I have never understood the allure of a metal coffee cup. David Brower’s decade’s long use of his “iconic” Sierra Cup left me wondering “why”?
https://www.npr.org/templates/story/story.php?storyId=1113620
Even in the 60’s I had discovered ways to not burn my lip on a scalding metal cup, or have the coffee go cold before I got to it. After using a variety of plastic cups and insulated mugs I settled on an old insulated Bodum cup, originally meant to be paired with a coffee drip-cone (still have the cone, still works fine with coffee grounds).
That was 20 years ago, and I know there are fancier and better insulated Yeti mugs and the like, but I still prefer that ancient Bodum 2-cup semi-insulated tumbler. Nothing else feels as familiarly comforting in hand, or on sip, as that old friend Bodum.

OK, I expect there is a bit of Brower-ish coffee cup and ritual in all of us.

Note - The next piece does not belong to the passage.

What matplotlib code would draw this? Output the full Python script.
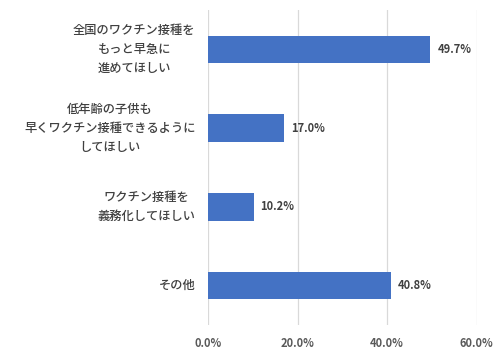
import matplotlib
matplotlib.use("Agg")
import matplotlib.pyplot as plt
from matplotlib.ticker import FuncFormatter

plt.rcParams['font.family'] = ['Noto Sans CJK JP', 'DejaVu Sans']

categories = ["全国のワクチン接種を\nもっと早急に\n進めてほしい",
              "低年齢の子供も\n早くワクチン接種できるように\nしてほしい",
              "ワクチン接種を\n義務化してほしい",
              "その他"]
values = [49.7, 17.0, 10.2, 40.8]
xticks = [0, 20, 40, 60]

fig = plt.figure(figsize=(5.0, 3.57), dpi=100)
ax = fig.add_axes([0.416, 0.09, 0.537, 0.882])

ypos = list(range(len(categories)))
ax.barh(ypos, values, height=0.35, color='#4472C4', zorder=3)
ax.set_ylim(len(categories) - 0.5, -0.5)
ax.set_xlim(0, 60)
ax.set_xticks(xticks)
ax.xaxis.set_major_formatter(FuncFormatter(lambda v, p: f"{v:.1f}%"))
ax.grid(axis='x', color='#D9D9D9', linewidth=0.9, zorder=0)
for s in ax.spines.values():
    s.set_visible(False)
ax.tick_params(axis='both', length=0)
ax.tick_params(axis='x', pad=9, labelsize=8, labelcolor='#595959')
for lbl in ax.get_xticklabels():
    lbl.set_fontweight('bold')
ax.set_yticks(ypos)
ax.set_yticklabels([])
for y, c in zip(ypos, categories):
    ax.annotate(c, xy=(0, y), xycoords=('axes fraction', 'data'),
                xytext=(-9, 0), textcoords='offset points',
                ha='right', va='center', multialignment='center',
                fontsize=8.8, fontweight='medium', color='#404040', linespacing=1.6)

for y, v in zip(ypos, values):
    ax.annotate(f"{v:.1f}%", xy=(v, y), xytext=(5, 0), textcoords='offset points',
                ha='left', va='center', fontsize=8, fontweight='bold', color='#404040')

fig.savefig('out.png', dpi=100)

Current morning ritual; stagger over to the blue barrel, pull out the “Breakfast” and “Stove” bags, boil 2 cups of water in the Jetboil, pour it in the Bodum mug, dump in two packets of Starbucks via (or one packet of Via and one of instant Folgers if I am feeling cheap), sip slowly while I wander aimlessly about camp while waking up and thinking about what I want for breakfast.
Make a second cup after breakfast to intermittently sip while breaking cap, and bring whatever’s left in the Bodum in the canoe with me.
I guess that would work with tea as well, but I always get a cramp in my extended pinkie finger when sipping tea.